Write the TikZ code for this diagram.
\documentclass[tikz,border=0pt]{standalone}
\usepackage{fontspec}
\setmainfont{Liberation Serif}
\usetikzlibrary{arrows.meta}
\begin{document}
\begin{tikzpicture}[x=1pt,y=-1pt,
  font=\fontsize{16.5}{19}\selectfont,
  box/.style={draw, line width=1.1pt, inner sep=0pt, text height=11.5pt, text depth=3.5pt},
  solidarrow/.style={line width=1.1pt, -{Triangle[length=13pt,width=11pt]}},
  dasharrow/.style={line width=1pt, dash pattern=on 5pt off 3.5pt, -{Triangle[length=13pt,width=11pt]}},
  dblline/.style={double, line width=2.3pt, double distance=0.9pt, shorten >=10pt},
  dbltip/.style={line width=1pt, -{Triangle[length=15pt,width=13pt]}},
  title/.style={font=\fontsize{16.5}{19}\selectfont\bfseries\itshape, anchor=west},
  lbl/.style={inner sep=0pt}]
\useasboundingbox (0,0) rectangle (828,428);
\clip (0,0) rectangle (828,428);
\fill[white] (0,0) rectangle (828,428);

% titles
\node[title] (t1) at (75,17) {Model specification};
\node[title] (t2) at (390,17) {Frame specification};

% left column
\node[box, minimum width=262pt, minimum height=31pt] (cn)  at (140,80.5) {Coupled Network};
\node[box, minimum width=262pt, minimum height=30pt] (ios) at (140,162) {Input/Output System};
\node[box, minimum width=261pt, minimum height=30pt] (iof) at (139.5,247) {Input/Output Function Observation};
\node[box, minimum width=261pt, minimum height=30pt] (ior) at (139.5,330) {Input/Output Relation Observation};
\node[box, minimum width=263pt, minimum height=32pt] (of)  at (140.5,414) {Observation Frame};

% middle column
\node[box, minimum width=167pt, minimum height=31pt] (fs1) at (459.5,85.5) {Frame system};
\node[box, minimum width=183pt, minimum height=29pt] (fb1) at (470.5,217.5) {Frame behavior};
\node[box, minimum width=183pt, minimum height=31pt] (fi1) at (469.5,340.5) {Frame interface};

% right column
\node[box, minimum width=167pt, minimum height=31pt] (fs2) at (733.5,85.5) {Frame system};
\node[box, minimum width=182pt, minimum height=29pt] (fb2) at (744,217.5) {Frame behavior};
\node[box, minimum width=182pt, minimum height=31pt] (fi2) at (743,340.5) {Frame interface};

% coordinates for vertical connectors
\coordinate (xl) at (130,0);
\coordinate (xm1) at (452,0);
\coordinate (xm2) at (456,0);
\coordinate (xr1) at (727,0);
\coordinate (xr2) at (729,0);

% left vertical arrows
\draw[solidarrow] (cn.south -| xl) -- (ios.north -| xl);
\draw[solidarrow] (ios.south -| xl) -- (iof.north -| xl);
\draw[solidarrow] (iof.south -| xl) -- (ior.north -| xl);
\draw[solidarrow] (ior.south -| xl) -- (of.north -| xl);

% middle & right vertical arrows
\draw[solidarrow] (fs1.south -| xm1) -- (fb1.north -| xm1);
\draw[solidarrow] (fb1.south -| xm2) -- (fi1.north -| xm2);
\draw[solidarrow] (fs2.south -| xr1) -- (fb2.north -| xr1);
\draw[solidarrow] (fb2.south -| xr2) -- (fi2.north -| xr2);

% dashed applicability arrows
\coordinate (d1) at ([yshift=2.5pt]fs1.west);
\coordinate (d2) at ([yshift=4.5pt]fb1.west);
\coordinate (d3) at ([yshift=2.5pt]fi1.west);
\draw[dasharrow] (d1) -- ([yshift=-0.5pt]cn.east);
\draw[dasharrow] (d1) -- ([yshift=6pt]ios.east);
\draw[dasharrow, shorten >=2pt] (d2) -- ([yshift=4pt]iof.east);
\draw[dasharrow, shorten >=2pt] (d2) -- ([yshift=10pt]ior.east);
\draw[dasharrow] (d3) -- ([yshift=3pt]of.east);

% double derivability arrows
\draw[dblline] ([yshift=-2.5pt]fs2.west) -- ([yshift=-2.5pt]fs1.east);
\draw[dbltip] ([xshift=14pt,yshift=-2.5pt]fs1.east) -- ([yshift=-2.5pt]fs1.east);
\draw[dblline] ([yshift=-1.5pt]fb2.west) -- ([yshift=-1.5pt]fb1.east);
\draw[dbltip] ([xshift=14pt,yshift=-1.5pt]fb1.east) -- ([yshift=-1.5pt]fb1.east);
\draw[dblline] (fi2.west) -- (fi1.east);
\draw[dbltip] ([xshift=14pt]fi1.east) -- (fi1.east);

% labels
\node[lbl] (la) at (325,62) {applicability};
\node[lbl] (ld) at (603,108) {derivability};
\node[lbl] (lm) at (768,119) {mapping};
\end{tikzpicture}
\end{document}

Written instruction: Retype all of the material above with every character intact.

Result of this exercise:
Write the TikZ code for this diagram.
\documentclass[tikz,border=0pt]{standalone}
\usepackage{fontspec}
\setmainfont{Liberation Serif}
\usetikzlibrary{arrows.meta}
\begin{document}
\begin{tikzpicture}[x=1pt,y=-1pt,
  font=\fontsize{16.5}{19}\selectfont,
  box/.style={draw, line width=1.1pt, inner sep=0pt, text height=11.5pt, text depth=3.5pt},
  solidarrow/.style={line width=1.1pt, -{Triangle[length=13pt,width=11pt]}},
  dasharrow/.style={line width=1pt, dash pattern=on 5pt off 3.5pt, -{Triangle[length=13pt,width=11pt]}},
  dblline/.style={double, line width=2.3pt, double distance=0.9pt, shorten >=10pt},
  dbltip/.style={line width=1pt, -{Triangle[length=15pt,width=13pt]}},
  title/.style={font=\fontsize{16.5}{19}\selectfont\bfseries\itshape, anchor=west},
  lbl/.style={inner sep=0pt}]
\useasboundingbox (0,0) rectangle (828,428);
\clip (0,0) rectangle (828,428);
\fill[white] (0,0) rectangle (828,428);

% titles
\node[title] (t1) at (75,17) {Model specification};
\node[title] (t2) at (390,17) {Frame specification};

% left column
\node[box, minimum width=262pt, minimum height=31pt] (cn)  at (140,80.5) {Coupled Network};
\node[box, minimum width=262pt, minimum height=30pt] (ios) at (140,162) {Input/Output System};
\node[box, minimum width=261pt, minimum height=30pt] (iof) at (139.5,247) {Input/Output Function Observation};
\node[box, minimum width=261pt, minimum height=30pt] (ior) at (139.5,330) {Input/Output Relation Observation};
\node[box, minimum width=263pt, minimum height=32pt] (of)  at (140.5,414) {Observation Frame};

% middle column
\node[box, minimum width=167pt, minimum height=31pt] (fs1) at (459.5,85.5) {Frame system};
\node[box, minimum width=183pt, minimum height=29pt] (fb1) at (470.5,217.5) {Frame behavior};
\node[box, minimum width=183pt, minimum height=31pt] (fi1) at (469.5,340.5) {Frame interface};

% right column
\node[box, minimum width=167pt, minimum height=31pt] (fs2) at (733.5,85.5) {Frame system};
\node[box, minimum width=182pt, minimum height=29pt] (fb2) at (744,217.5) {Frame behavior};
\node[box, minimum width=182pt, minimum height=31pt] (fi2) at (743,340.5) {Frame interface};

% coordinates for vertical connectors
\coordinate (xl) at (130,0);
\coordinate (xm1) at (452,0);
\coordinate (xm2) at (456,0);
\coordinate (xr1) at (727,0);
\coordinate (xr2) at (729,0);

% left vertical arrows
\draw[solidarrow] (cn.south -| xl) -- (ios.north -| xl);
\draw[solidarrow] (ios.south -| xl) -- (iof.north -| xl);
\draw[solidarrow] (iof.south -| xl) -- (ior.north -| xl);
\draw[solidarrow] (ior.south -| xl) -- (of.north -| xl);

% middle & right vertical arrows
\draw[solidarrow] (fs1.south -| xm1) -- (fb1.north -| xm1);
\draw[solidarrow] (fb1.south -| xm2) -- (fi1.north -| xm2);
\draw[solidarrow] (fs2.south -| xr1) -- (fb2.north -| xr1);
\draw[solidarrow] (fb2.south -| xr2) -- (fi2.north -| xr2);

% dashed applicability arrows
\coordinate (d1) at ([yshift=2.5pt]fs1.west);
\coordinate (d2) at ([yshift=4.5pt]fb1.west);
\coordinate (d3) at ([yshift=2.5pt]fi1.west);
\draw[dasharrow] (d1) -- ([yshift=-0.5pt]cn.east);
\draw[dasharrow] (d1) -- ([yshift=6pt]ios.east);
\draw[dasharrow, shorten >=2pt] (d2) -- ([yshift=4pt]iof.east);
\draw[dasharrow, shorten >=2pt] (d2) -- ([yshift=10pt]ior.east);
\draw[dasharrow] (d3) -- ([yshift=3pt]of.east);

% double derivability arrows
\draw[dblline] ([yshift=-2.5pt]fs2.west) -- ([yshift=-2.5pt]fs1.east);
\draw[dbltip] ([xshift=14pt,yshift=-2.5pt]fs1.east) -- ([yshift=-2.5pt]fs1.east);
\draw[dblline] ([yshift=-1.5pt]fb2.west) -- ([yshift=-1.5pt]fb1.east);
\draw[dbltip] ([xshift=14pt,yshift=-1.5pt]fb1.east) -- ([yshift=-1.5pt]fb1.east);
\draw[dblline] (fi2.west) -- (fi1.east);
\draw[dbltip] ([xshift=14pt]fi1.east) -- (fi1.east);

% labels
\node[lbl] (la) at (325,62) {applicability};
\node[lbl] (ld) at (603,108) {derivability};
\node[lbl] (lm) at (768,119) {mapping};
\end{tikzpicture}
\end{document}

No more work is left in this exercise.